Steel and Houses: Picks for Bloody Days

"The time to buy is when blood is running in the streets," financier Baron Rothschild is said to have remarked during the Paris panic of 1871. When everyone else was selling, he was buying. Is it time to heed this mantra, which contrarians swear by? Following the sell-off of Bear Stearns, the collapse of Lehman Brothers (LEH), and the government seizure of AIG (AIG), Europe's rush on Oct. 6 to bail out several of its big banks caused world markets to plunge. That day the Dow Jones industrial average plunged 369.88 points, or 3.58%, to 9955.50, the first close below 10,000 in four years. By Oct. 8, the Dow stood at 9258.

To George Putnam, editor of The Turnaround Letter, the situation looks bloody enough to make this a time to start buying. He notes that in most market crashes since 1974, the Standard & Poor's (MHP) 500-stock index posted double-digit gains 12 months later. So good news may lie ahead.

Jeffrey Kleintop, chief strategist at investment firm LPL Financial, thinks so. He says: "When we look at past recessions that took place in the aftermath of crises, the stock market typically posted a gain during the recession," as it did in 1981-82 and 1990-91. The turning point in past recessions was intervention by policymakers, he adds.

In this environment, most analysts focus on companies with strong cash flow, profitability, sales, and dividend yields. Leo Larkin of S&P has a buy on Nucor (NUE), the No. 1 U.S. steel minimill, with one of the most diverse product lines of any steelmaker.

"Nucor is a vehicle for capitalizing on the consolidation of the global steel industry," says Larkin. He also sees accelerating free cash flow due to a combination of rising net income and generally moderate capital spending for the next several years. That should enable Nucor, he says, to raise its dividend, make acquisitions, and invest in new steelmaking technology. Larkin sees Nucor, now at 32.31 a share, rising to 66 in 12 months, based on his earnings estimate of $7.04 a share in 2008, up from $4.94 in 2007.

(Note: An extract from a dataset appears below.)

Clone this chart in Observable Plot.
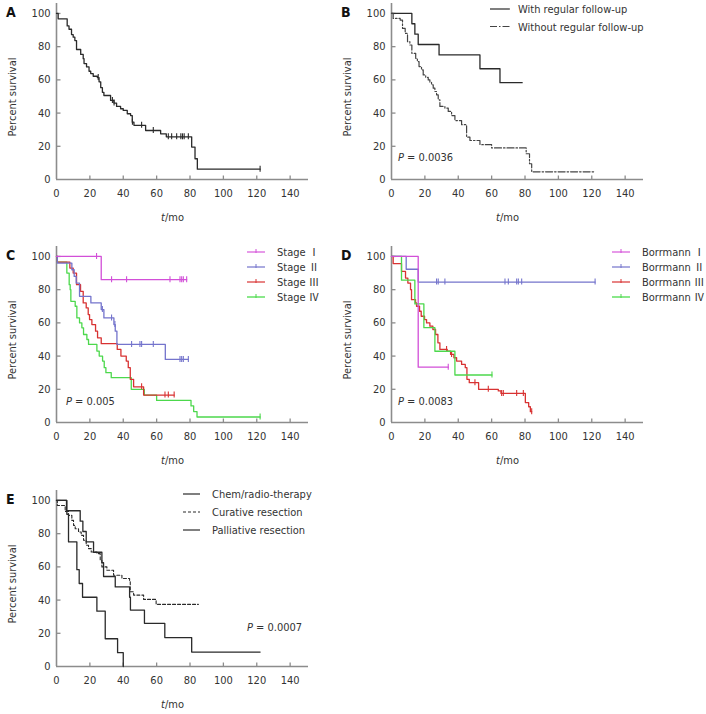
<!DOCTYPE html>
<html>
<head>
<meta charset="utf-8">
<script src="https://cdn.jsdelivr.net/npm/d3@7"></script>
<script src="https://cdn.jsdelivr.net/npm/@observablehq/plot@0.6"></script>
<style>
  html, body { margin: 0; padding: 0; background: #fff; }
  body { width: 706px; height: 714px; position: relative; overflow: hidden; }
  .panel { position: absolute; }
  .panel svg { overflow: visible; }
</style>
</head>
<body>
<div id="A" class="panel" style="left:0px;top:0px"></div>
<div id="B" class="panel" style="left:335px;top:0px"></div>
<div id="C" class="panel" style="left:0px;top:243px"></div>
<div id="D" class="panel" style="left:335px;top:243px"></div>
<div id="E" class="panel" style="left:0px;top:487px"></div>
<script>
// ---------------- tick labels ----------------
const xTicks = [0, 20, 40, 60, 80, 100, 120, 140];
const yTicks = [0, 20, 40, 60, 80, 100];

// ---------------- Panel A: overall ----------------
const aTime = [0, 1, 6.4, 7.5, 9, 10, 11, 12, 14.5, 16, 16.5, 18, 19.5, 20.5, 22, 24.5, 25.5, 26.5, 27.5, 28.4, 32.4, 34.4, 36, 38.4, 40, 42.4, 44.4, 45.4, 46.4, 53.4, 62.4, 65.8, 81, 83, 84.4];
const aSurv = [100, 96.8, 92.5, 90.5, 87.3, 85.7, 83.7, 78.3, 75.3, 72.8, 69.8, 67.8, 65.2, 63.8, 62.2, 61.4, 58.8, 55.3, 52.5, 50.6, 47.6, 46, 44, 42.6, 41.6, 39.6, 38.5, 34.5, 32.6, 29.5, 27.5, 25.7, 19.5, 12.5, 6.2];
const aEnd = 122;
const aCensor = [25, 33.5, 34.5, 45.5, 51, 58, 67, 69, 72, 74.5, 75.5, 76.5, 79, 122];

// ---------------- Panel B: follow-up ----------------
const bWithTime = [0, 12.2, 14, 16, 28.5, 53, 65];
const bWithSurv = [100, 93.8, 87.5, 81.3, 75, 66.7, 58.3];
const bWithEnd = 78.3;
const bWithoutTime = [0, 1, 5.2, 6.6, 8.2, 9.6, 11, 12.2, 14.5, 15.5, 16.5, 18, 19, 20.5, 22, 23, 24, 25, 26, 27, 28, 29, 32, 34, 36, 38, 42, 45, 47, 53, 60, 80.7, 82.7, 84];
const bWithoutSurv = [100, 97, 96, 91, 88, 83, 81, 76, 73, 71, 68, 66, 63, 61.5, 60, 58.5, 57, 55, 53, 51, 48, 44, 43, 41, 38.5, 35.5, 33, 25.5, 23.5, 21, 19, 15.5, 9.5, 4.6];
const bWithoutEnd = 122;
const bLabels = ["With regular follow-up", "Without regular follow-up"];

// ---------------- Panel C: stage ----------------
const cPrefix = "Stage";
const cNumerals = ["\u2160", "\u2161", "\u2162", "\u2163"];
const c1Time = [0, 26.8];
const c1Surv = [100, 86];
const c1End = 78;
const c1Censor = [24, 33, 42, 68, 74, 75, 76, 78];
const c2Time = [0, 0.5, 9.2, 10.6, 11.8, 13.8, 20.6, 26.8, 28.4, 34.4, 35.2, 36.2, 65.2];
const c2Surv = [100, 96, 92, 88, 84, 76, 72, 68, 63, 59, 55, 47, 38];
const c2End = 79;
const c2Censor = [27.5, 33, 35, 45, 50, 51, 58, 74, 75, 76, 79];
const c3Time = [0, 0.5, 8, 10, 12, 14.4, 16, 17.8, 19, 19.8, 21.2, 23.4, 24.6, 26.8, 36.4, 38.6, 41.8, 43, 44.2, 46.2, 52.2];
const c3Surv = [100, 96.6, 93, 90, 83, 79, 72, 69, 65, 62, 59, 55, 51, 47.5, 44, 40, 37, 33, 26, 21.5, 16.5];
const c3End = 70.5;
const c3Censor = [51, 65, 67, 70.5];
const c4Time = [0, 0.5, 6.2, 7.6, 8.2, 8.6, 11.2, 12.2, 13.8, 15.2, 16.2, 18.2, 19.2, 24.2, 25.6, 27.6, 28.6, 29.6, 32.8, 44.8, 52.6, 60, 80.6, 82.2, 84.2];
const c4Surv = [100, 96.6, 90, 83, 80, 73, 70, 63, 60, 57, 53, 50, 47, 43, 40, 37, 33, 30, 27, 20, 16.5, 13.3, 10, 6.6, 3.3];
const c4End = 122;
const c4Censor = [122];

// ---------------- Panel D: Borrmann type ----------------
const dPrefix = "Borrmann";
const dNumerals = ["\u2160", "\u2161", "\u2162", "\u2163"];
const d1Time = [0, 16];
const d1Surv = [100, 33.3];
const d1End = 34;
const d1Censor = [34];
const d2Time = [0, 8.8, 16];
const d2Surv = [100, 92.3, 84.6];
const d2End = 122;
const d2Censor = [27, 28, 32, 68, 70, 75, 76, 78, 122];
const d3Time = [0, 1, 6, 8.4, 9.8, 11.4, 12, 14.4, 15, 16.8, 17.8, 19.8, 21, 23, 24.8, 26.4, 27.8, 29, 33.4, 35.4, 37.4, 39, 42, 44.2, 45.2, 46.6, 52.2, 64, 65.6, 80.2, 82.2, 83.2];
const d3Surv = [100, 95.7, 91, 87, 84, 80, 74, 72, 70, 67, 64, 62, 60, 58, 56, 53, 48, 44, 43, 41, 39, 37, 35, 33, 26, 24, 20, 19, 17.5, 12, 9.5, 6.5];
const d3End = 84;
const d3Censor = [33, 36, 50, 58, 66, 67, 75, 79, 84];
const d4Time = [0, 6, 14, 19.4, 26, 38];
const d4Surv = [100, 85.7, 71.4, 57.1, 42.9, 28.6];
const d4End = 60.2;
const d4Censor = [60.2];

// ---------------- Panel E: treatment ----------------
const eLabels = ["Chem/radio-therapy", "Curative resection", "Palliative resection"];
const eChemTime = [0, 6.2, 7.2, 12.2, 13.6, 15.6, 24.2, 29.2, 36.6, 40];
const eChemSurv = [100, 91.7, 75, 58.3, 50, 41.7, 33.3, 16.7, 8.3, 0];
const eChemEnd = 40;
const eCurTime = [0, 0.5, 5.2, 7.2, 9.2, 10.2, 11.2, 13.2, 14.8, 16.2, 17.8, 19.2, 20.8, 24.2, 26.2, 27.2, 30.2, 34.2, 39.2, 43.8, 44.2, 46.2, 52.2, 59.7];
const eCurSurv = [100, 97, 93.4, 91, 88, 85, 83, 81, 79, 76, 73, 71, 69, 68, 64, 60, 58, 55, 53, 51, 45, 43, 40.4, 37.4];
const eCurEnd = 85;
const ePalTime = [0, 6, 14.2, 15.8, 17.8, 22.2, 27.2, 28.2, 35.2, 43.8, 44.3, 52.7, 64.9, 81];
const ePalSurv = [100, 93.8, 87.5, 81.3, 75, 68.8, 62.5, 54.2, 47.9, 41.7, 34, 26, 17.4, 8.7];
const ePalEnd = 122;

const pValues = {B: "0.0036", C: "0.005", D: "0.0083", E: "0.0007"};

// ---------------- helpers ----------------
const FONT = '"DejaVu Sans Condensed", "DejaVu Sans", sans-serif';
const CJK = '"Noto Sans CJK SC", "Noto Sans CJK JP", sans-serif';
const TEXT = "#333";
const AXIS = "#8c8c8c";

function steps(time, surv, end) {
  const pts = time.map((t, i) => ({t, s: surv[i]}));
  pts.push({t: end, s: surv[surv.length - 1]});
  return pts;
}
function survAt(time, surv, t) {
  let s = surv[0];
  for (let i = 0; i < time.length; i++) if (time[i] <= t) s = surv[i];
  return s;
}
const upTick = {draw(ctx) { ctx.moveTo(0, 0); ctx.lineTo(0, -4); }};
const rightTick = {draw(ctx) { ctx.moveTo(0, 0); ctx.lineTo(4, 0); }};
const censorTick = {draw(ctx) { ctx.moveTo(0, -3.5); ctx.lineTo(0, 2.5); }};

function addText(g, x, y, size, anchor) {
  return g.append("text").attr("x", x).attr("y", y).attr("font-family", FONT)
    .attr("font-size", size).attr("fill", TEXT).attr("text-anchor", anchor || "start");
}

function panel(id, opts) {
  const {series, letter, legend, legendPos, pText, pPos} = opts;
  const marks = [
    Plot.ruleY([0], {stroke: AXIS, strokeWidth: 1.6}),
    Plot.ruleX([0], {stroke: AXIS, strokeWidth: 1.6}),
    Plot.dot(xTicks.slice(1), {x: d => d, y: 0, symbol: upTick, stroke: AXIS, strokeWidth: 1.3, r: 3}),
    Plot.dot(yTicks.slice(1), {x: 0, y: d => d, symbol: rightTick, stroke: AXIS, strokeWidth: 1.3, r: 3}),
    Plot.axisX(xTicks, {tickSize: 0, tickPadding: 10, label: null, fill: TEXT}),
    Plot.axisY(yTicks, {tickSize: 0, tickPadding: 6, label: null, fill: TEXT})
  ];
  for (const s of series) {
    marks.push(Plot.line(steps(s.time, s.surv, s.end), {
      x: "t", y: "s", curve: "step-after", stroke: s.color, strokeWidth: s.width || 1.3,
      strokeDasharray: s.dash || null
    }));
    if (s.censor) {
      marks.push(Plot.dot(s.censor, {
        x: d => d, y: d => survAt(s.time, s.surv, d), symbol: censorTick, r: 3,
        stroke: s.color, strokeWidth: 1.1
      }));
    }
  }
  const svg = Plot.plot({
    width: 350, height: 240,
    marginLeft: 56, marginRight: 42, marginTop: 3, marginBottom: 61,
    x: {domain: [0, 151]},
    y: {domain: [0, 106]},
    style: {fontFamily: FONT, fontSize: "11px", color: TEXT, background: "transparent"},
    marks
  });
  const g = d3.select(svg);
  // panel letter
  addText(g, 6, 16.5, 14).attr("font-weight", "bold").attr("fill", "#111").text(letter);
  // y label
  g.append("text").attr("transform", "translate(16,97) rotate(-90)").attr("text-anchor", "middle")
    .attr("font-family", FONT).attr("font-size", 11).attr("fill", TEXT).text("Percent survival");
  // x label
  const xl = addText(g, 172.5, 221, 11, "middle");
  xl.append("tspan").attr("font-style", "italic").text("t");
  xl.append("tspan").text("/mo");
  // p value
  if (pText) {
    const pt = addText(g, pPos[0], pPos[1], 11);
    pt.append("tspan").attr("font-style", "italic").text("P");
    pt.append("tspan").text(" = " + pText);
  }
  // legend
  if (legend) {
    const [lx, ly, lw, tx, dy] = legendPos;
    legend.forEach((item, i) => {
      const y = ly + i * dy;
      g.append("line").attr("x1", lx).attr("x2", lx + lw).attr("y1", y).attr("y2", y)
        .attr("stroke", item.lcolor || item.color).attr("stroke-width", item.lwidth || 1.2)
        .attr("stroke-dasharray", item.dash || null);
      if (item.tick) {
        g.append("line").attr("x1", lx + lw / 2).attr("x2", lx + lw / 2).attr("y1", y - 3).attr("y2", y + 1)
          .attr("stroke", item.color).attr("stroke-width", 1);
      }
      const t = addText(g, tx, y + 4, 11);
      if (item.numeral) {
        t.append("tspan").text(item.label + " ");
        t.append("tspan").attr("font-family", CJK).attr("font-size", 10.5).text(item.numeral);
      } else {
        t.text(item.label);
      }
    });
  }
  document.getElementById(id).appendChild(svg);
}

// ---------------- draw ----------------
const BLACK = "#2a2a2a";
panel("A", {
  letter: "A",
  series: [{time: aTime, surv: aSurv, end: aEnd, censor: aCensor, color: BLACK}]
});

panel("B", {
  letter: "B", pText: pValues.B, pPos: [63, 161],
  series: [
    {time: bWithTime, surv: bWithSurv, end: bWithEnd, color: BLACK},
    {time: bWithoutTime, surv: bWithoutSurv, end: bWithoutEnd, color: "#444", dash: "7,2,1.5,2", width: 1.2}
  ],
  legend: [
    {label: bLabels[0], color: BLACK},
    {label: bLabels[1], color: "#444", dash: "7,2,1.5,2"}
  ],
  legendPos: [155, 9, 20, 183, 17.5]
});

const MAG = "#d24fd8", BLU = "#7474cc", RED = "#d83232", GRN = "#4cd84c";
const MAGL = "#e79ae9", GRNL = "#8ae88a";
panel("C", {
  letter: "C", pText: pValues.C, pPos: [66, 162],
  series: [
    {time: c4Time, surv: c4Surv, end: c4End, censor: c4Censor, color: GRN},
    {time: c3Time, surv: c3Surv, end: c3End, censor: c3Censor, color: RED},
    {time: c2Time, surv: c2Surv, end: c2End, censor: c2Censor, color: BLU},
    {time: c1Time, surv: c1Surv, end: c1End, censor: c1Censor, color: MAG}
  ],
  legend: [
    {label: cPrefix, numeral: cNumerals[0], color: MAG, lcolor: MAGL, lwidth: 2, tick: true},
    {label: cPrefix, numeral: cNumerals[1], color: BLU, lcolor: BLU, lwidth: 1.2, tick: true},
    {label: cPrefix, numeral: cNumerals[2], color: RED, lcolor: RED, lwidth: 1.2, tick: true},
    {label: cPrefix, numeral: cNumerals[3], color: GRN, lcolor: GRNL, lwidth: 2, tick: true}
  ],
  legendPos: [247, 9, 18, 277, 15]
});

panel("D", {
  letter: "D", pText: pValues.D, pPos: [63, 162],
  series: [
    {time: d3Time, surv: d3Surv, end: d3End, censor: d3Censor, color: RED},
    {time: d4Time, surv: d4Surv, end: d4End, censor: d4Censor, color: GRN},
    {time: d2Time, surv: d2Surv, end: d2End, censor: d2Censor, color: BLU},
    {time: d1Time, surv: d1Surv, end: d1End, censor: d1Censor, color: MAG}
  ],
  legend: [
    {label: dPrefix, numeral: dNumerals[0], color: MAG, lcolor: MAGL, lwidth: 2, tick: true},
    {label: dPrefix, numeral: dNumerals[1], color: BLU, lcolor: BLU, lwidth: 1.2, tick: true},
    {label: dPrefix, numeral: dNumerals[2], color: RED, lcolor: RED, lwidth: 1.2, tick: true},
    {label: dPrefix, numeral: dNumerals[3], color: GRN, lcolor: GRNL, lwidth: 2, tick: true}
  ],
  legendPos: [277, 9, 18, 307, 15]
});

panel("E", {
  letter: "E", pText: pValues.E, pPos: [247, 144],
  series: [
    {time: ePalTime, surv: ePalSurv, end: ePalEnd, color: BLACK},
    {time: eCurTime, surv: eCurSurv, end: eCurEnd, color: BLACK, dash: "3,2", width: 1.1},
    {time: eChemTime, surv: eChemSurv, end: eChemEnd, color: BLACK}
  ],
  legend: [
    {label: eLabels[0], color: BLACK},
    {label: eLabels[1], color: BLACK, dash: "3,2"},
    {label: eLabels[2], color: BLACK}
  ],
  legendPos: [183, 7, 17, 212, 18]
});
</script>
</body>
</html>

Bernie Schaeffer of Schaeffer's Investment Research recommends buying homebuilders. His top choice: Meritage Homes (MTH), whose stock has held up relatively well in the crisis. Down to 7 on Jan. 22, it rocketed to a 52-week high of 29.49 on Sept. 19. But it fell to 19 on Oct. 6, the day of the big Dow tumble, and is now at 16.35. Schaeffer, who owns shares, remains bullish, however. Meritage, a builder of single-family houses in such states as California, Florida, and Texas, is improving its cash position better than its peers, he says. It outperformed the homebuilders ETF group by 50% in the past year. Schaeffer's 12-month target: 40.

Unless otherwise noted, neither the sources cited in Inside Wall Street nor their firms hold positions in the stocks under discussion. Similarly, they have no investment banking or other financial relationships with them.

Athenahealth, the Doctor's Friend

In times of economic woe, doctors get more cost- conscious. So demand is rising for the services of Athenahealth (ATHN), the largest publicly traded provider of Web-based systems that automate and manage billing-related functions for physicians. It has over 13,500 medical providers in its national network.

Athena's services help health providers get "faster reimbursement from payers, reduce errors, hike collections, cut costs, and efficiently manage clinical and billing information," says Richard Close of investment firm Jefferies (JEF) (it has done banking for Athenahealth), who rates the stock a buy.

Sean Wieland of Piper Jaffray says Athenahealth (a client) is largely insulated from the economy's swings by its fee-based revenues. He rates the stock, now at 26, a buy with a year's target of 37. He sees profits of 55 cents a share in 2008 and 65 cents in 2009, vs. 26 cents in 2007.

Unless otherwise noted, neither the sources cited in Inside Wall Street nor their firms hold positions in the stocks under discussion. Similarly, they have no investment banking or other financial relationships with them.